私が編み物を始めたのは、
10年ほど前、長男を妊娠中の時でした。
会社を辞めて、郊外へ引っ越し、
一人家の中で、お腹をさすりながら、
生まれてくる我が子のために編み物して過ごす。
そんな、分かりやすい
ワンシーンをやってみたくて、
初めたものでした。
洋裁もハンドメイドとも無縁の仕事人間でしたが、
かぎ針編みを始めてみると、途端に夢中になりました。
本を頼りに、うまくできない歯痒さと、
できた時の喜びを繰り返しながら、
目の前の、何もなかった空間に
自分の手から生み出されたものが、
確かな面積となってその空間を埋め、
そこに存在することに、感動を覚えたものです。
それから数年間は手をつけずにいましたが、
本格的に再開したのは双子を妊娠した時でした。
入院生活を支えた
『祈り』としての編み物
一卵性双生児で、双子に成長の差が見られるTAPSという症例のため、早い段階から管理入院となり、およそ4ヶ月半に及ぶ入院生活を送りました。
入院当初は、
まだ200グラムも満たない7センチの双子。
ここから出産までの長い長い道のり。
二人を無事に出産できる確率は18%です。
死亡率の高さばかりを強調され
その上、後遺症が出ない補償はないことを医者に宣告されました。
「おめでたさ」
なんて微塵も感じられない双子妊娠、検査三昧の日々、
幼稚園に入園したばかりの3歳の息子と
離れて暮らすことへの不安
自分ではどうすることもできない状況の中で、
唯一、時間だけが頼りでした。
毎日目にする心音が消えることが何よりも怖くて、
早く時間が進んで欲しい。
1ミリでも1グラムでもいいから、成長して欲しい。
だから、すがるように編み物に向かい
お腹の中の命と、手の中の編み目とをリンクせさて
ひと編みひと編み、
そのわずかに増える編み目を
我が子の成長に見立てて、
時間の経過と成長を確かめるように編みました。
やがて、
自分ではどうすることもできない
いう状況に、慣れたのか、諦めたのか、
入院生活を楽しむ方へとシフトしていきました。
私の病院のベッド横の一角は
毛糸棚となり、編み物の本が並び
まるで小さなアトリエのような空間ができました。
そして、病院の配慮で息子も会いに来られるようになり、
病室の小さなベッドの上は窮屈で楽しくて、
そこで昼寝する息子の隣で編み物をするという
まるで我が家のような時間を、
束の間過ごせるようになりました。
その幸せな時間が、
転院や、救急搬送や、
国立病院での検査や
日々研修医の検査や、
まるで『人体実験』のような日々を
人らしく過ごせるように支えてくれました。
幸福と緊張の間を激しく行き来する入院生活の中で
病室はアトリエ。

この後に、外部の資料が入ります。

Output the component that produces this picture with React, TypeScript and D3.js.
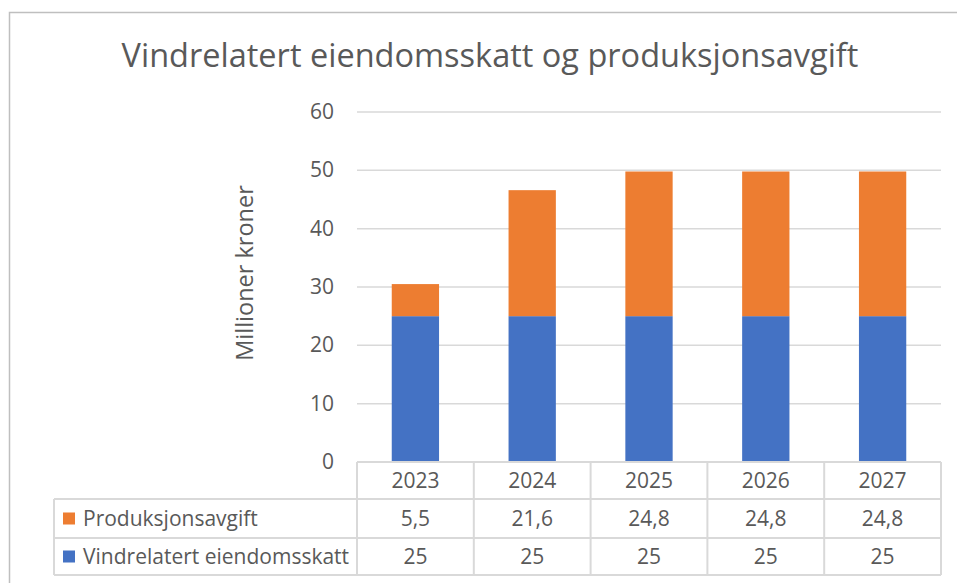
import { useEffect, useRef } from "react";
import * as d3 from "d3";

const categories = ["2023", "2024", "2025", "2026", "2027"];
const eiendomsskatt = [25, 25, 25, 25, 25];
const produksjonsavgift = [5.5, 21.6, 24.8, 24.8, 24.8];
const yTicks = [0, 10, 20, 30, 40, 50, 60];

const series = [
  { name: "Produksjonsavgift", values: produksjonsavgift, color: "#ED7D31" },
  { name: "Vindrelatert eiendomsskatt", values: eiendomsskatt, color: "#4472C4" },
];

const App = () => {
  const svgRef = useRef<SVGSVGElement>(null);

  useEffect(() => {
    const svg = d3.select(svgRef.current);
    svg.selectAll("*").remove();

    const W = 957;
    const H = 583;
    const font = "'Open Sans', Lato, sans-serif";
    const textColor = "#595959";
    const lineColor = "#D9D9D9";
    const fs = 21;

    // plot area
    const left = 357;
    const right = 941;
    const top = 112;
    const bottom = 462;
    const rowH = [37, 39, 37]; // header row + 2 series rows
    const legendLeft = 54;

    svg.attr("width", W).attr("height", H);
    svg.append("rect").attr("width", W).attr("height", H).attr("fill", "#fff");

    // chart border (right and bottom edges fall outside the picture)
    svg
      .append("rect")
      .attr("x", 9.5)
      .attr("y", 12.5)
      .attr("width", 1000)
      .attr("height", 620)
      .attr("fill", "none")
      .attr("stroke", "#BFBFBF")
      .attr("stroke-width", 1.5);

    // title
    svg
      .append("text")
      .attr("x", 490)
      .attr("y", 67)
      .attr("text-anchor", "middle")
      .attr("font-family", font)
      .attr("font-size", 32.5)
      .attr("fill", textColor)
      .text("Vindrelatert eiendomsskatt og produksjonsavgift");

    const x = d3.scaleBand().domain(categories).range([left, right]);
    const y = d3.scaleLinear().domain([0, 60]).range([bottom, top]);
    const barW = x.bandwidth() * 0.405;

    // gridlines
    svg
      .append("g")
      .selectAll("line")
      .data(yTicks.filter((d) => d > 0))
      .enter()
      .append("line")
      .attr("x1", left)
      .attr("x2", right)
      .attr("y1", (d) => y(d))
      .attr("y2", (d) => y(d))
      .attr("stroke", lineColor)
      .attr("stroke-width", 1.5);

    // y tick labels
    svg
      .append("g")
      .selectAll("text")
      .data(yTicks)
      .enter()
      .append("text")
      .attr("x", 334)
      .attr("y", (d) => y(d) + 7)
      .attr("text-anchor", "end")
      .attr("font-family", font)
      .attr("font-size", fs)
      .attr("fill", textColor)
      .text((d) => d);

    // y axis title
    svg
      .append("text")
      .attr("transform", `translate(253, 273) rotate(-90)`)
      .attr("text-anchor", "middle")
      .attr("font-family", font)
      .attr("font-size", 23.5)
      .attr("fill", textColor)
      .text("Millioner kroner");

    // stacked bars
    const rows = categories.map((c, i) => ({
      cat: c,
      eiendom: eiendomsskatt[i],
      produksjon: produksjonsavgift[i],
    }));
    const stack = d3.stack<any>().keys(["eiendom", "produksjon"]);
    const stacked = stack(rows);
    const colors: Record<string, string> = { eiendom: "#4472C4", produksjon: "#ED7D31" };

    svg
      .append("g")
      .selectAll("g")
      .data(stacked)
      .enter()
      .append("g")
      .attr("fill", (d) => colors[d.key])
      .selectAll("rect")
      .data((d) => d)
      .enter()
      .append("rect")
      .attr("x", (d) => x(d.data.cat)! + (x.bandwidth() - barW) / 2)
      .attr("y", (d) => y(d[1]))
      .attr("width", barW)
      .attr("height", (d) => y(d[0]) - y(d[1]));

    // data table
    const fmt = d3.formatLocale({ decimal: ",", thousands: " ", grouping: [3], currency: ["", " kr"] }).format("~g");
    const rowY = [bottom, bottom + rowH[0], bottom + rowH[0] + rowH[1], bottom + rowH[0] + rowH[1] + rowH[2]];
    const table = svg.append("g");

    // horizontal lines
    table
      .append("line")
      .attr("x1", left)
      .attr("x2", right)
      .attr("y1", rowY[0])
      .attr("y2", rowY[0])
      .attr("stroke", lineColor)
      .attr("stroke-width", 2);
    rowY.slice(1).forEach((ry) => {
      table
        .append("line")
        .attr("x1", legendLeft)
        .attr("x2", right)
        .attr("y1", ry)
        .attr("y2", ry)
        .attr("stroke", lineColor)
        .attr("stroke-width", 2);
    });

    // vertical lines
    const colEdges = categories.map((c) => x(c)!).concat([right]);
    colEdges.forEach((cx) => {
      table
        .append("line")
        .attr("x1", cx)
        .attr("x2", cx)
        .attr("y1", rowY[0])
        .attr("y2", rowY[3])
        .attr("stroke", lineColor)
        .attr("stroke-width", 2);
    });
    table
      .append("line")
      .attr("x1", legendLeft)
      .attr("x2", legendLeft)
      .attr("y1", rowY[1])
      .attr("y2", rowY[3])
      .attr("stroke", lineColor)
      .attr("stroke-width", 2);

    // header labels
    table
      .selectAll("text.cat")
      .data(categories)
      .enter()
      .append("text")
      .attr("class", "cat")
      .attr("x", (d) => x(d)! + x.bandwidth() / 2)
      .attr("y", rowY[0] + 26)
      .attr("text-anchor", "middle")
      .attr("font-family", font)
      .attr("font-size", fs)
      .attr("fill", textColor)
      .text((d) => d);

    // series rows
    series.forEach((s, si) => {
      const ry = rowY[si + 1];
      const h = rowH[si + 1];
      table
        .append("rect")
        .attr("x", 63)
        .attr("y", ry + h / 2 - 6)
        .attr("width", 12)
        .attr("height", 12)
        .attr("fill", s.color);
      table
        .append("text")
        .attr("x", 83)
        .attr("y", ry + h / 2 + 7)
        .attr("font-family", font)
        .attr("font-size", fs)
        .attr("fill", textColor)
        .text(s.name);
      table
        .selectAll(`text.v${si}`)
        .data(s.values)
        .enter()
        .append("text")
        .attr("class", `v${si}`)
        .attr("x", (d, i) => x(categories[i])! + x.bandwidth() / 2)
        .attr("y", ry + h / 2 + 7)
        .attr("text-anchor", "middle")
        .attr("font-family", font)
        .attr("font-size", fs)
        .attr("fill", textColor)
        .text((d) => fmt(d));
    });
  }, []);

  return (
    <svg ref={svgRef} style={{ position: "absolute", left: 0, top: 0, display: "block" }}></svg>
  );
};

export default App;
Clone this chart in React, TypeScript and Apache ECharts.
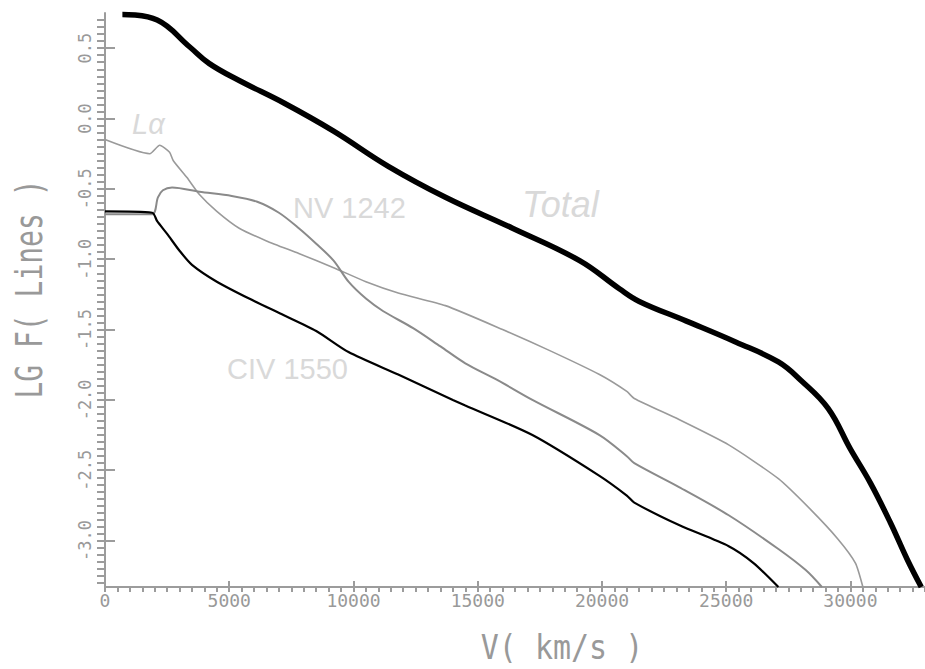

私がいる空間が我が家
と思えるようになり、
MFICU(母体胎児集中治療室)でも
快適さを見出せた時には、
状況の緊急度とは裏腹に、
この先、どこに運ばれたって怖くないや
もうどこでも生きていける
そんな妙な自信さえ備っていました。
そして、
入院生活も悪くないな
と思い始めた頃に、
無事双子出産となったのでした。



今度は自分のために、そして…
それから6年。
また編み物を再開したのは、
自分のために編みたくなった
からです。
今度は、あの管理入院の日々が羨ましく思えるほど
騒々しい日常の中で、自分の空間を作る、
いわば『結界を張る』という意味で、
編み物に没頭しました。
手と編み針が一体となってリズムを刻む時
私は無我の境地に行けます。
編み物は、私にとって瞑想となりました。
どんなに騒々しくとも
どんな場所にいても、
一度編み物を始めれば、
そこは私だけの空間になる。
入院中に培った奥義は、
環境が変わった今も、私を支えてくれます。
その私空間の中で作られたものは、
私を驚くほど心地よくしてくれました。
それまでは、子供のためだけに編んでいた物を
初めて自分が身に纏った時、
それはまるで
優しい手で包み込まれるかのような
癒やされる感覚を味わったのです。
帝王切開の傷跡も、
手術や検査で、痛みや恐怖を感じた
あらゆる体の部位が、肌が、記憶が、
物のように扱われた悲しみが、
自分で編んだ物によって、癒されていく。
過去の私ごと、今の私を包み込んでくれる。
編み物に限らず、手仕事には、
その動作自体にも、作られた物にも
人を癒す力が宿るのでしょう。
この優しい力に救われたからこそ、
今度はこれを伝え、共有していきたいと思うのです。